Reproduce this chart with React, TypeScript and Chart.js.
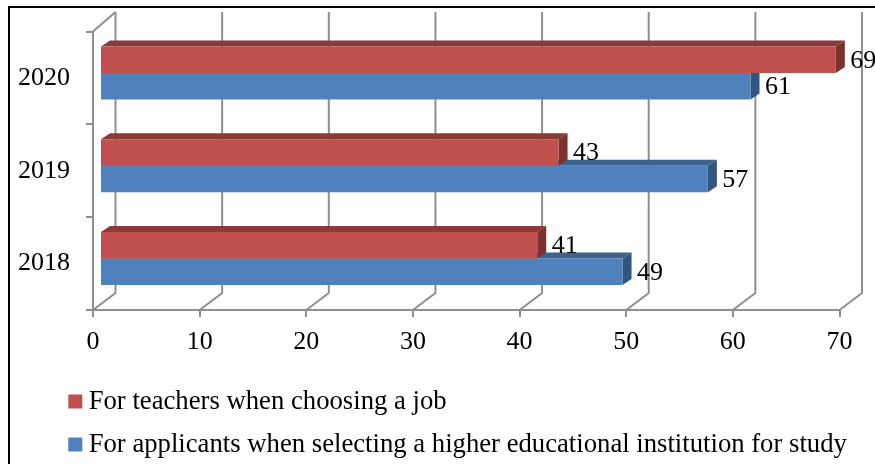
import React, { useEffect, useRef } from "react";
import { Chart, registerables } from "chart.js";

Chart.register(...registerables);

const categories = ["2020", "2019", "2018"];
const teachers = [69, 43, 41];
const applicants = [61, 57, 49];
const xTicksMax = 70;
const seriesNames = [
  "For teachers when choosing a job",
  "For applicants when selecting a higher educational institution for study",
];
const FONT = "'Liberation Serif'";
const GRAY = "#8f8f8f";
const faceColors = [
  { top: "#8c3a38", side: "#7d302e" },
  { top: "#3c6390", side: "#305580" },
];
const SHIFT_X = 7;
const SHIFT_Y = -5;
const BAR_DX = 9;
const BAR_DY = -6;
const WALL_DX = 22.5;
const WALL_TOP = 12;
const WALL_BOTTOM = 293;

const frame = {
  id: "frame",
  beforeDraw(chart: any) {
    const { ctx, width, height } = chart;
    ctx.save();
    ctx.fillStyle = "#fff";
    ctx.fillRect(0, 0, width, height);
    ctx.strokeStyle = "#000";
    ctx.lineWidth = 2;
    ctx.beginPath();
    ctx.moveTo(9, height);
    ctx.lineTo(9, 7);
    ctx.lineTo(width, 7);
    ctx.stroke();
    ctx.restore();
  },
  afterLayout(chart: any) {
    chart.legend.left = 59;
    chart.legend.top = 371.85;
    chart.legend.right = chart.width;
    chart.legend.bottom = chart.height;
  },
};

const walls = {
  id: "walls",
  beforeDatasetsDraw(chart: any) {
    const { ctx, scales } = chart;
    const x = scales.x;
    const y = scales.y;
    ctx.save();
    ctx.strokeStyle = GRAY;
    ctx.lineWidth = 2;
    for (const t of x.ticks) {
      const px = x.getPixelForValue(t.value);
      ctx.beginPath();
      ctx.moveTo(px, y.bottom);
      ctx.lineTo(px + WALL_DX, WALL_BOTTOM);
      ctx.lineTo(px + WALL_DX, WALL_TOP);
      ctx.stroke();
    }
    ctx.beginPath();
    ctx.moveTo(x.left, y.top);
    ctx.lineTo(x.left + WALL_DX, WALL_TOP);
    ctx.stroke();
    ctx.restore();
  },
};

const bars3d = {
  id: "bars3d",
  beforeDatasetDraw(chart: any, args: any) {
    chart.ctx.save();
    chart.ctx.translate(SHIFT_X, SHIFT_Y);
    const ctx = chart.ctx;
    const c = faceColors[args.index];
    for (const el of args.meta.data) {
      const top = el.y - el.height / 2;
      const bot = el.y + el.height / 2;
      ctx.fillStyle = c.top;
      ctx.beginPath();
      ctx.moveTo(el.base, top);
      ctx.lineTo(el.base + BAR_DX, top + BAR_DY);
      ctx.lineTo(el.x + BAR_DX, top + BAR_DY);
      ctx.lineTo(el.x, top);
      ctx.closePath();
      ctx.fill();
      ctx.fillStyle = c.side;
      ctx.beginPath();
      ctx.moveTo(el.x, top);
      ctx.lineTo(el.x + BAR_DX, top + BAR_DY);
      ctx.lineTo(el.x + BAR_DX, bot + BAR_DY);
      ctx.lineTo(el.x, bot);
      ctx.closePath();
      ctx.fill();
    }
  },
  afterDatasetDraw(chart: any) {
    chart.ctx.restore();
  },
  afterDatasetsDraw(chart: any) {
    const ctx = chart.ctx;
    ctx.save();
    ctx.font = `26px ${FONT}`;
    ctx.fillStyle = "#000";
    ctx.textAlign = "left";
    ctx.textBaseline = "middle";
    chart.data.datasets.forEach((ds: any, i: number) => {
      chart.getDatasetMeta(i).data.forEach((el: any, j: number) => {
        ctx.fillText(String(ds.data[j]), el.x + 21.5, el.y - 4);
      });
    });
    ctx.restore();
  },
};

export default function App() {
  const ref = useRef<HTMLCanvasElement>(null);
  useEffect(() => {
    document.body.style.margin = "0";
    const chart = new Chart(ref.current!, {
      type: "bar",
      data: {
        labels: categories,
        datasets: [
          { label: seriesNames[0], data: teachers, backgroundColor: "#C0504D", clip: false },
          { label: seriesNames[1], data: applicants, backgroundColor: "#4F81BD", clip: false },
        ],
      } as any,
      options: {
        indexAxis: "y",
        animation: false,
        responsive: false,
        devicePixelRatio: 1,
        layout: { padding: { top: 29, right: 35.5, left: 0, bottom: 0 } },
        categoryPercentage: 0.571,
        barPercentage: 1,
        plugins: {
          tooltip: { enabled: false },
          legend: {
            position: "bottom",
            align: "start",
            labels: {
              usePointStyle: true,
              pointStyle: "rect",
              boxWidth: 0.01,
              boxHeight: 14,
              padding: 16.3,
              color: "#000",
              font: { family: FONT, size: 26.7 },
            },
          },
        },
        scales: {
          x: {
            min: 0,
            max: xTicksMax,
            ticks: { stepSize: 10, color: "#000", padding: 10, maxRotation: 0, font: { family: FONT, size: 26 } },
            grid: { drawOnChartArea: false, color: GRAY, lineWidth: 2, tickLength: 7 },
            border: { color: GRAY, width: 2 },
            afterFit(s: any) { s.height = 464 - 310 - s.chart.legend.height; },
          },
          y: {
            offset: true,
            ticks: { color: "#000", padding: 16, font: { family: FONT, size: 26 } },
            grid: { offset: true, drawOnChartArea: false, color: GRAY, lineWidth: 2, tickLength: 7 },
            border: { color: GRAY, width: 2 },
            afterFit(s: any) { s.width = 93; },
          },
        },
      } as any,
      plugins: [frame, walls, bars3d],
    });
    return () => chart.destroy();
  }, []);
  return (
    <div style={{ width: 875, height: 464, overflow: "hidden" }}>
      <canvas ref={ref} width={875} height={464} style={{ display: "block" }} />
    </div>
  );
}
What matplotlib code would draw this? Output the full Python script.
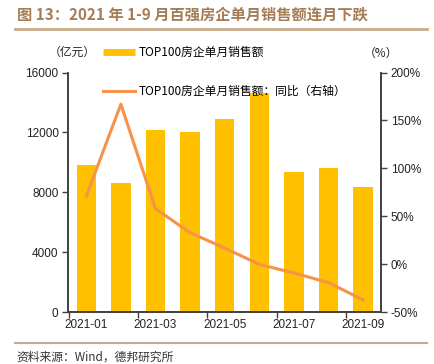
import numpy as np
import matplotlib
matplotlib.use("Agg")
import matplotlib.pyplot as plt
from matplotlib.lines import Line2D

plt.rcParams['font.family'] = ['Noto Sans CJK SC', 'DejaVu Sans']

months = ["2021-01", "2021-02", "2021-03", "2021-04", "2021-05",
          "2021-06", "2021-07", "2021-08", "2021-09"]
sales = [9820, 8600, 12150, 12020, 12890, 14600, 9330, 9600, 8370]   # 亿元
yoy = [71, 167, 58, 33, 17, 0, -9, -19, -37]                          # %

BAR_C = "#FFC000"
LINE_C = "#F6924A"
BROWN = "#A47C55"
AX_C = "#404040"

fig = plt.figure(figsize=(4.34, 3.64), dpi=100)
ax = fig.add_axes([0.1574, 0.142, 0.7205, 0.6588])
ax2 = ax.twinx()

x = np.arange(len(months))
ax.bar(x, sales, width=0.56, color=BAR_C, zorder=2)
ax2.plot(x, yoy, color=LINE_C, lw=2.2, zorder=3)

ax.set_xlim(-0.52, len(months) - 0.48)
ax.set_ylim(0, 16000)
ax.set_yticks(np.arange(0, 16001, 4000))
ax2.set_ylim(-50, 200)
ax2.set_yticks(np.arange(-50, 201, 50))
ax2.set_yticklabels([f"{v}%" for v in range(-50, 201, 50)])

# tick marks at category boundaries, labels under odd months
ax.set_xticks([-0.5, 1.5, 3.5, 5.5, 7.5])
ax.set_xticklabels([])
ax.set_xticks(x[::2], minor=True)
ax.set_xticklabels(months[::2], minor=True)
ax.tick_params(axis="x", which="minor", length=0, pad=5)
ax.tick_params(axis="x", which="major", length=4, color=AX_C, width=1)

for lab in ax.get_xticklabels(minor=True) + ax.get_yticklabels() + ax2.get_yticklabels():
    lab.set_fontfamily("Liberation Sans")
    lab.set_fontsize(8.5)
    lab.set_color("#222222")
ax.tick_params(axis="y", length=4, color=AX_C, width=1, pad=3)
ax2.tick_params(axis="y", length=4, color=AX_C, width=1, pad=3)

for a in (ax, ax2):
    a.spines["top"].set_visible(False)
    for s in ("left", "right", "bottom"):
        a.spines[s].set_color(AX_C)
        a.spines[s].set_linewidth(1.2)

handles = [Line2D([], [], color=BAR_C, lw=5, solid_capstyle="butt"),
           Line2D([], [], color=LINE_C, lw=2.2)]
labels = ["TOP100房企单月销售额", "TOP100房企单月销售额：同比（右轴）"]
fig.legend(handles, labels, loc="upper left", bbox_to_anchor=(0.238, 0.874),
           frameon=False, fontsize=8.5, handlelength=2.7, handletextpad=0.3,
           labelspacing=2.2, borderpad=0, borderaxespad=0)

fig.text(0.166, 1 - 52 / 364, "（亿元）", fontsize=8.5, ha="center", va="center", color="#222222")
fig.text(0.877, 1 - 53 / 364, "（%）", fontsize=8.5, ha="center", va="center", color="#222222")

# title and rules
fig.text(0.039, 1 - 14 / 364, "图 13：2021 年 1-9 月百强房企单月销售额连月下跌",
         fontsize=11, fontweight="bold", color=BROWN, ha="left", va="center")
fig.add_artist(Line2D([0.035, 0.983], [1 - 28.5 / 364] * 2, color="#C9A98A", lw=2))
fig.add_artist(Line2D([0.035, 0.983], [1 - 343 / 364] * 2, color="#C9A98A", lw=1.5))
fig.text(0.039, 1 - 357 / 364, "资料来源：Wind，德邦研究所", fontsize=8.5,
         color="#333333", ha="left", va="center")

fig.savefig("out.png", dpi=100)
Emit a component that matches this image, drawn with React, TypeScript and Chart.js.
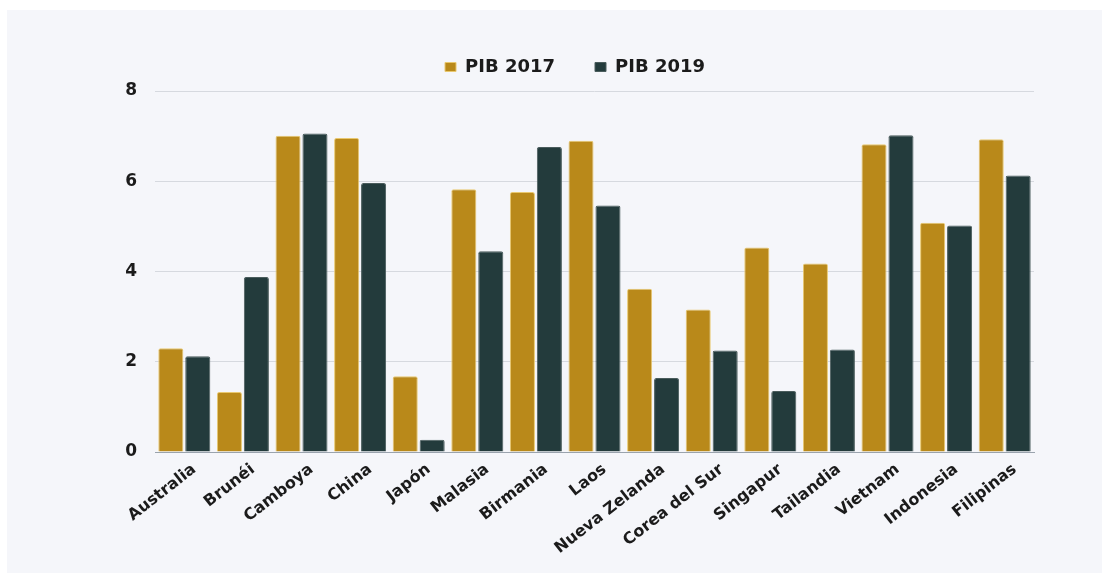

◆ ◆ ◆ ◆ ◆ ◆ ◆

[TASK PROMPT]
Repeat only the lines from the one holding "What matplotlib code" to the one holding "plt.rcParams['font.family'] = ['Noto", both ends included, and drop the images.

[REPLY TO THE EXERCISE]
What matplotlib code would draw this? Output the full Python script.
import numpy as np
import matplotlib
matplotlib.use("Agg")
import matplotlib.pyplot as plt
from matplotlib.lines import Line2D

plt.rcParams['font.family'] = ['Noto Sans CJK SC', 'DejaVu Sans']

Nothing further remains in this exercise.